■ Task directions:
Retype exactly the lines that start at the line with "Give me the pgfplots source for this chart." and end at the final line, both included, and leave out every picture.

┌──

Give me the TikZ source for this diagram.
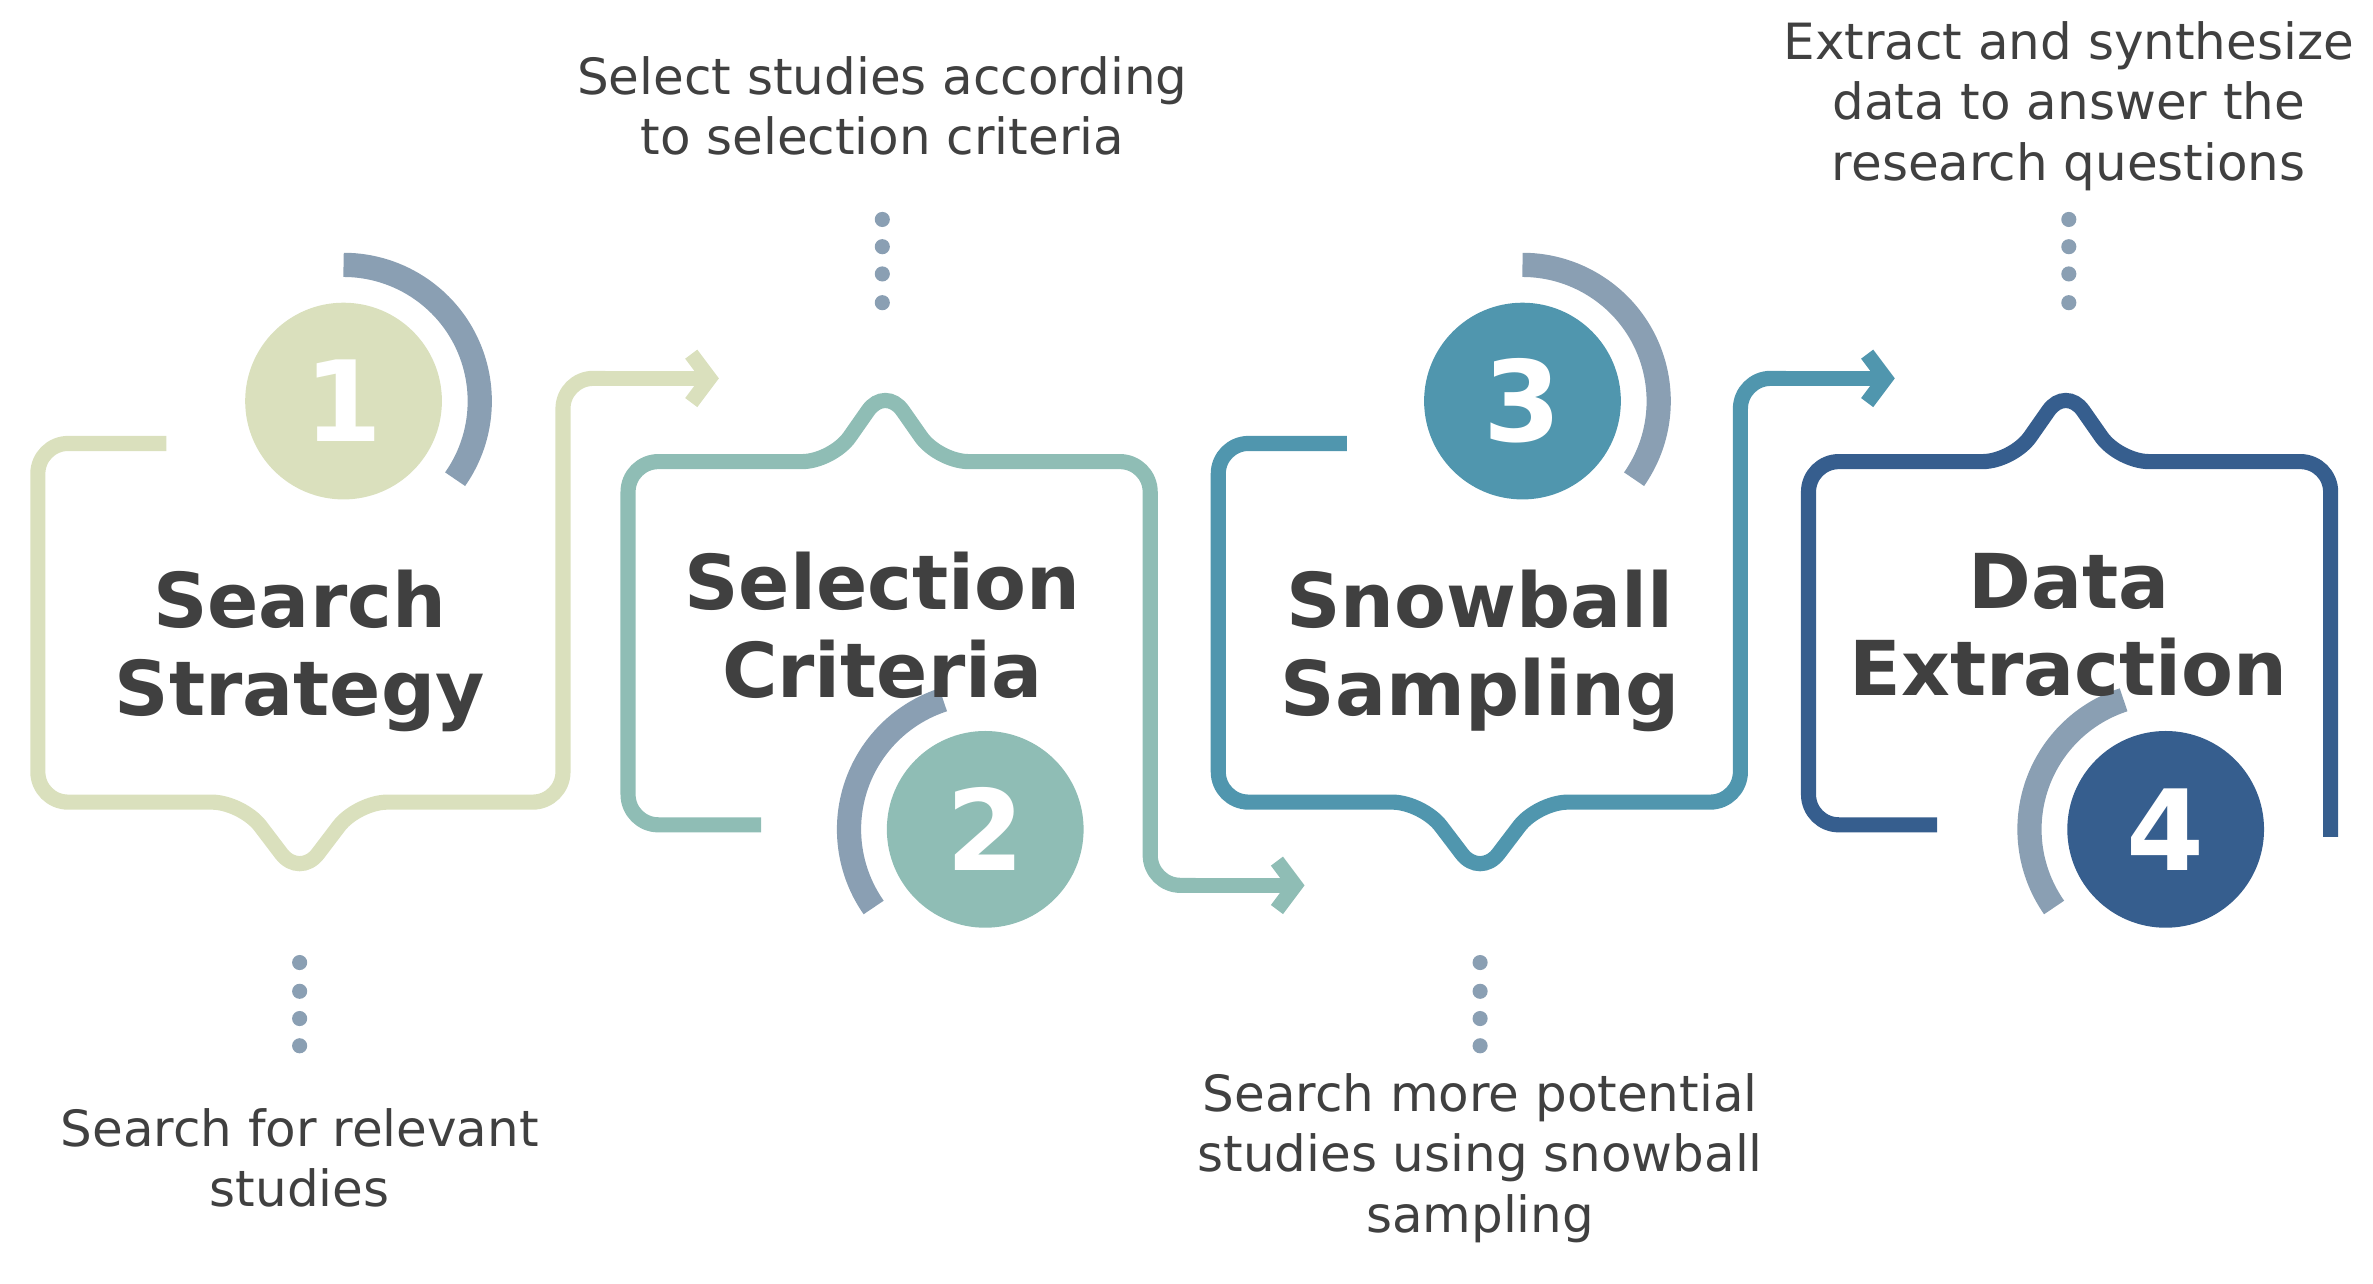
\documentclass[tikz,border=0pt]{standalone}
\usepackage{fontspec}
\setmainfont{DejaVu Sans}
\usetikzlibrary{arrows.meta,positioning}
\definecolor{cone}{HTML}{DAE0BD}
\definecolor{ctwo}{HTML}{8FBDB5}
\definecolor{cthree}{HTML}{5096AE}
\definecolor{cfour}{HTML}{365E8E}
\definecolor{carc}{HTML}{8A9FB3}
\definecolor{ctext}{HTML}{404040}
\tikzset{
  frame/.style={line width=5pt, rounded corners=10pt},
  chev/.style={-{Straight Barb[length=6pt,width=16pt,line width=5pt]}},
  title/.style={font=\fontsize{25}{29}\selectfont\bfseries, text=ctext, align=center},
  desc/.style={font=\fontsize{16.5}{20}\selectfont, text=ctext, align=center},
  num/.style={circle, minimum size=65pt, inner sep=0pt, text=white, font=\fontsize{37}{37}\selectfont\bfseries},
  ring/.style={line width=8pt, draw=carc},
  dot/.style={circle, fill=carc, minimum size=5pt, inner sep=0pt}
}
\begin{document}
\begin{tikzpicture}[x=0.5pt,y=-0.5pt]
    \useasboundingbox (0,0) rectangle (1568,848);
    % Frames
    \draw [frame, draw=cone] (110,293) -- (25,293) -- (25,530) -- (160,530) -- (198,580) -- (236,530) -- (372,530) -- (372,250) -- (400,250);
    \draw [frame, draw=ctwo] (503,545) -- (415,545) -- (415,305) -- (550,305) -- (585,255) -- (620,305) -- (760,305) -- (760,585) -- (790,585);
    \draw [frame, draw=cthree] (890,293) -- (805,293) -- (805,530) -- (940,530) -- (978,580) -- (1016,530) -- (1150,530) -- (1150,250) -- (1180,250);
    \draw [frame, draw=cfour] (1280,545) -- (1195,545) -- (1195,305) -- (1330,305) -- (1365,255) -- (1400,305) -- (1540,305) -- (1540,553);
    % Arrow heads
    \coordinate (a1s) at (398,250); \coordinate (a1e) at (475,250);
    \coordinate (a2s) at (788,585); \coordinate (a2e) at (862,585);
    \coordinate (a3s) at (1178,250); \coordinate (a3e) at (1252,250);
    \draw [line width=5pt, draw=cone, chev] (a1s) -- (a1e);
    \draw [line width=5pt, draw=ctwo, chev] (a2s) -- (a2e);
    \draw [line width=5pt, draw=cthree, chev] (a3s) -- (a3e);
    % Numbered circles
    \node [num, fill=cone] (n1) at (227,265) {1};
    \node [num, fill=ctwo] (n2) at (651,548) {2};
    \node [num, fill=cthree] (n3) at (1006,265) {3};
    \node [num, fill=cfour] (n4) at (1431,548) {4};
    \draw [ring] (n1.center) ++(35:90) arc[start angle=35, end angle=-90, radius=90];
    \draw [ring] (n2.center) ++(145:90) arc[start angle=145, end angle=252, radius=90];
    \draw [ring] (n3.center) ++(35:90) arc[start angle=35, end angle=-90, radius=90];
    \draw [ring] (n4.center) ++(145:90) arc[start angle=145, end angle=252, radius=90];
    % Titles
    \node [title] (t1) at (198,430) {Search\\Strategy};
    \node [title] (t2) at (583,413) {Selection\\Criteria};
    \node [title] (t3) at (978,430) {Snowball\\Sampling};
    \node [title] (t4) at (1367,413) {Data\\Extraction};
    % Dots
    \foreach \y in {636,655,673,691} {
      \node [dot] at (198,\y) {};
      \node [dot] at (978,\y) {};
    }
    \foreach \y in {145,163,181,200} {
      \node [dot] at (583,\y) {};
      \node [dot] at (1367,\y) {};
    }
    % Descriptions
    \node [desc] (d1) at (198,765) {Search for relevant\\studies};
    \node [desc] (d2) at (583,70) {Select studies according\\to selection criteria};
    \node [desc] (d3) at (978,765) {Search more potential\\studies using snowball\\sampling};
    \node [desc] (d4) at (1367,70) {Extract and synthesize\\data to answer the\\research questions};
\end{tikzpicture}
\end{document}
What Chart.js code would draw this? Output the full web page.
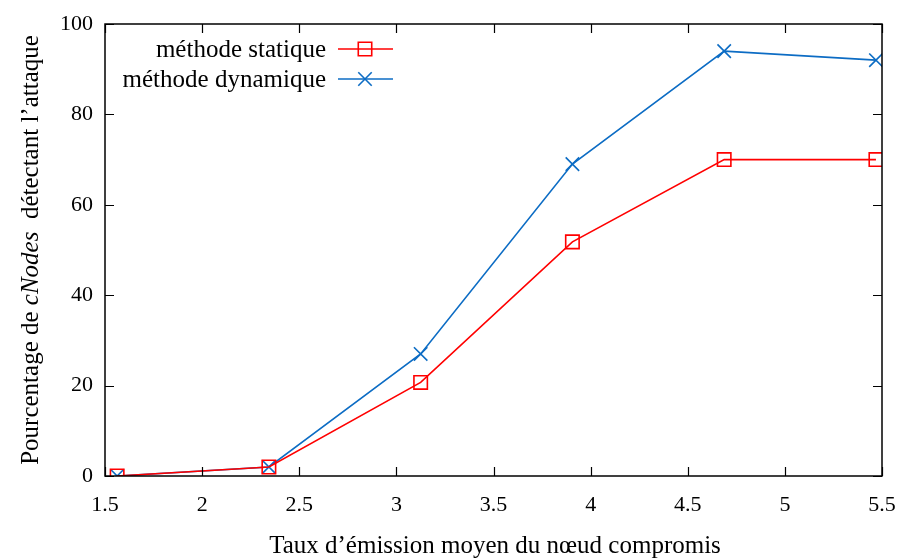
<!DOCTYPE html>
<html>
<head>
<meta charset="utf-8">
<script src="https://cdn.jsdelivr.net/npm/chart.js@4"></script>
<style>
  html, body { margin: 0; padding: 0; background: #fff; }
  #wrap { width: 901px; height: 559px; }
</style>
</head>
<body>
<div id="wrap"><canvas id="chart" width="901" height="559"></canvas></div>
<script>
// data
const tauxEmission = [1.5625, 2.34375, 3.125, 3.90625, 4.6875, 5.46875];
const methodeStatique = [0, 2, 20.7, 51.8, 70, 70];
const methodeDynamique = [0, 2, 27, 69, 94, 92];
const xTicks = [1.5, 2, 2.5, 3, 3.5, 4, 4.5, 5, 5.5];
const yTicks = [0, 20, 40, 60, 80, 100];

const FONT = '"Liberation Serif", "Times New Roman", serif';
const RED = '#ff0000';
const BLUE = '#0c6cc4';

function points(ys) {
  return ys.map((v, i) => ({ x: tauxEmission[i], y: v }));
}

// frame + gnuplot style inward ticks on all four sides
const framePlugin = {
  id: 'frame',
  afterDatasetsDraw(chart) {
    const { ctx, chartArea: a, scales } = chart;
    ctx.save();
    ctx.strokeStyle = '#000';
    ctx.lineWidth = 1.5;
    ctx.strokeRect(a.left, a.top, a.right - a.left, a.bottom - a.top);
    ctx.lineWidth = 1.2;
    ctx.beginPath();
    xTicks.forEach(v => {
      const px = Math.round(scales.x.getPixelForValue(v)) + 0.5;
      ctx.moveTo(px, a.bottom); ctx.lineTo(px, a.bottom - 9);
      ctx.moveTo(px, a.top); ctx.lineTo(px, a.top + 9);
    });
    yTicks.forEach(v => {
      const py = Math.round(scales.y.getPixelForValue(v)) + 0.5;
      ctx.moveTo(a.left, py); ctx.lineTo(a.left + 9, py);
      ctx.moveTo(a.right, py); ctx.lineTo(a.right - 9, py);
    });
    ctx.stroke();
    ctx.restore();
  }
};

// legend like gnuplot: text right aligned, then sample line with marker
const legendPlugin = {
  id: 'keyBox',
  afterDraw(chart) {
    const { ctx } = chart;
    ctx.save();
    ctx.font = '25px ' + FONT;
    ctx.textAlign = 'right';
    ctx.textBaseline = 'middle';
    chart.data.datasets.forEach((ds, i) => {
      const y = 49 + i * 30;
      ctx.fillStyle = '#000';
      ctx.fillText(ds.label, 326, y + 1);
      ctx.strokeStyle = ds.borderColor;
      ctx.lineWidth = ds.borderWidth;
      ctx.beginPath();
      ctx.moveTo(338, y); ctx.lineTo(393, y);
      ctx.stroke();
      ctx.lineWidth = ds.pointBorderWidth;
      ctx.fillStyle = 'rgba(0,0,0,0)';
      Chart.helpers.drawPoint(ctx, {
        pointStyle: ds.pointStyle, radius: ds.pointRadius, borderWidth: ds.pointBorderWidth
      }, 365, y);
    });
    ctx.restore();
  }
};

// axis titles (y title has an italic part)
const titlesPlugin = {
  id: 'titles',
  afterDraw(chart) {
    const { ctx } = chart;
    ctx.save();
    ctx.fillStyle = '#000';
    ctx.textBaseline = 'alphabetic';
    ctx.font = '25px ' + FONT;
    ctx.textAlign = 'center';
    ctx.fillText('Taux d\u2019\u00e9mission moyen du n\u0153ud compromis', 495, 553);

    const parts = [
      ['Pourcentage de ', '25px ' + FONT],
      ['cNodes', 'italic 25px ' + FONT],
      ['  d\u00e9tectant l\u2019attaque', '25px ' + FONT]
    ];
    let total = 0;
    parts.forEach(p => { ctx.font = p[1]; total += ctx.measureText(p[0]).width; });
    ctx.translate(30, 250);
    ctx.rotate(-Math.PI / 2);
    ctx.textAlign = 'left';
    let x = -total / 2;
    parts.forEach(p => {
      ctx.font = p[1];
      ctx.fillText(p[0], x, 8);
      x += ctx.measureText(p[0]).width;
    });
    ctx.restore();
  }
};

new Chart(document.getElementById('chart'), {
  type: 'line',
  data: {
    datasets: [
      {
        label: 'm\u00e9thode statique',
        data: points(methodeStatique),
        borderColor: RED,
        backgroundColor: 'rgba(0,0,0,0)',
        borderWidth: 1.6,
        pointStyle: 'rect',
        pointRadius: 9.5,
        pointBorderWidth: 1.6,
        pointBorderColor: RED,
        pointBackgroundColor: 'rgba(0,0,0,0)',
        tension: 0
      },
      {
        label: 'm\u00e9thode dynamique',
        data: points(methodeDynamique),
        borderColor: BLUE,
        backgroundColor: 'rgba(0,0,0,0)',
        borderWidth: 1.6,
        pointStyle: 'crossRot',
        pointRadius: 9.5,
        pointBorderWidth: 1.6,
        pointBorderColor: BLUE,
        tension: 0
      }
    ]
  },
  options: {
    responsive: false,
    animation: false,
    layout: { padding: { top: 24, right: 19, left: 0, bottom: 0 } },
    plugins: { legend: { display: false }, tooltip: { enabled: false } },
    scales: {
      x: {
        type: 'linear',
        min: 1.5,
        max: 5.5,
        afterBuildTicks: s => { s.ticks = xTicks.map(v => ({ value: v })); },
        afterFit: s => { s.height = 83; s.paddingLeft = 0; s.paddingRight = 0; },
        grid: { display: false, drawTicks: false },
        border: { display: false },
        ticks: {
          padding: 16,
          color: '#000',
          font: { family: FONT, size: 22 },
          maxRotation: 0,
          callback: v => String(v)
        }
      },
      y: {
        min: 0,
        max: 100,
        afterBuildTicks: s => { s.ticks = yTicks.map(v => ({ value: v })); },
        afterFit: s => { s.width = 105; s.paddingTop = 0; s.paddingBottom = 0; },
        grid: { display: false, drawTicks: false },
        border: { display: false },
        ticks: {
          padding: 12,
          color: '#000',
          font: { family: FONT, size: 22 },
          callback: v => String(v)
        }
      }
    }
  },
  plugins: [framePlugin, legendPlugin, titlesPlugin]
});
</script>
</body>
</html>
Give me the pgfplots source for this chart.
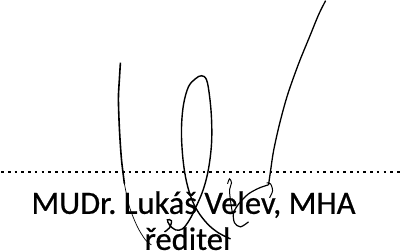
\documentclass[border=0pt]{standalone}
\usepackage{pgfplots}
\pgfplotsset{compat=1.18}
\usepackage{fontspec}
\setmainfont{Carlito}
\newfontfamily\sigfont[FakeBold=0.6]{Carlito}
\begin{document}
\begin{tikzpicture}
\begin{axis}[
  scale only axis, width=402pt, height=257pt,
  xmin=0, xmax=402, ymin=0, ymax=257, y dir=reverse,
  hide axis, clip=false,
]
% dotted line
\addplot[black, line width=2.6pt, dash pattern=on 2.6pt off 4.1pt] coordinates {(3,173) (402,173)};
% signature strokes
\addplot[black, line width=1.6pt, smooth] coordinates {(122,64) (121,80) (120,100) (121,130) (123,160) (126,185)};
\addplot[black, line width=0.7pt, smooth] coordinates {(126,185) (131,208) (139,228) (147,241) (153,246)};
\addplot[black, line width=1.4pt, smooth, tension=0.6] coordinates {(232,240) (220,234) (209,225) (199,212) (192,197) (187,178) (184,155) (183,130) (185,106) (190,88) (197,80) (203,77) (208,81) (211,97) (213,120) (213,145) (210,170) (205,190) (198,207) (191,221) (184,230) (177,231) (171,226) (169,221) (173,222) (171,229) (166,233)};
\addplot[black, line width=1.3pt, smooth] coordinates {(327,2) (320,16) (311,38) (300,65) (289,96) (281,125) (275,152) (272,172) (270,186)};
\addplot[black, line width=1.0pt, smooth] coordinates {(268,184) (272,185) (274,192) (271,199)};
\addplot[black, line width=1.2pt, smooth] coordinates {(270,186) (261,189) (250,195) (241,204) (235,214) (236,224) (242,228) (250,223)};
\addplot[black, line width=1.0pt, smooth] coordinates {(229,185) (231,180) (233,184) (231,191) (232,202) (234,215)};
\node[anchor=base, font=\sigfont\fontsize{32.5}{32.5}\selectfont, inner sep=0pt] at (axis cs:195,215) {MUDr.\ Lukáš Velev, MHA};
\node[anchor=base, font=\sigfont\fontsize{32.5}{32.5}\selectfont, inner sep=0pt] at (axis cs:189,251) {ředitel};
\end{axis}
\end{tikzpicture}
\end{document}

└──

■ Written answer:
Give me the pgfplots source for this chart.
\documentclass[border=0pt]{standalone}
\usepackage{pgfplots}
\pgfplotsset{compat=1.18}
\usepackage{fontspec}
\setmainfont{Carlito}
\newfontfamily\sigfont[FakeBold=0.6]{Carlito}
\begin{document}
\begin{tikzpicture}
\begin{axis}[
  scale only axis, width=402pt, height=257pt,
  xmin=0, xmax=402, ymin=0, ymax=257, y dir=reverse,
  hide axis, clip=false,
]
% dotted line
\addplot[black, line width=2.6pt, dash pattern=on 2.6pt off 4.1pt] coordinates {(3,173) (402,173)};
% signature strokes
\addplot[black, line width=1.6pt, smooth] coordinates {(122,64) (121,80) (120,100) (121,130) (123,160) (126,185)};
\addplot[black, line width=0.7pt, smooth] coordinates {(126,185) (131,208) (139,228) (147,241) (153,246)};
\addplot[black, line width=1.4pt, smooth, tension=0.6] coordinates {(232,240) (220,234) (209,225) (199,212) (192,197) (187,178) (184,155) (183,130) (185,106) (190,88) (197,80) (203,77) (208,81) (211,97) (213,120) (213,145) (210,170) (205,190) (198,207) (191,221) (184,230) (177,231) (171,226) (169,221) (173,222) (171,229) (166,233)};
\addplot[black, line width=1.3pt, smooth] coordinates {(327,2) (320,16) (311,38) (300,65) (289,96) (281,125) (275,152) (272,172) (270,186)};
\addplot[black, line width=1.0pt, smooth] coordinates {(268,184) (272,185) (274,192) (271,199)};
\addplot[black, line width=1.2pt, smooth] coordinates {(270,186) (261,189) (250,195) (241,204) (235,214) (236,224) (242,228) (250,223)};
\addplot[black, line width=1.0pt, smooth] coordinates {(229,185) (231,180) (233,184) (231,191) (232,202) (234,215)};
\node[anchor=base, font=\sigfont\fontsize{32.5}{32.5}\selectfont, inner sep=0pt] at (axis cs:195,215) {MUDr.\ Lukáš Velev, MHA};
\node[anchor=base, font=\sigfont\fontsize{32.5}{32.5}\selectfont, inner sep=0pt] at (axis cs:189,251) {ředitel};
\end{axis}
\end{tikzpicture}
\end{document}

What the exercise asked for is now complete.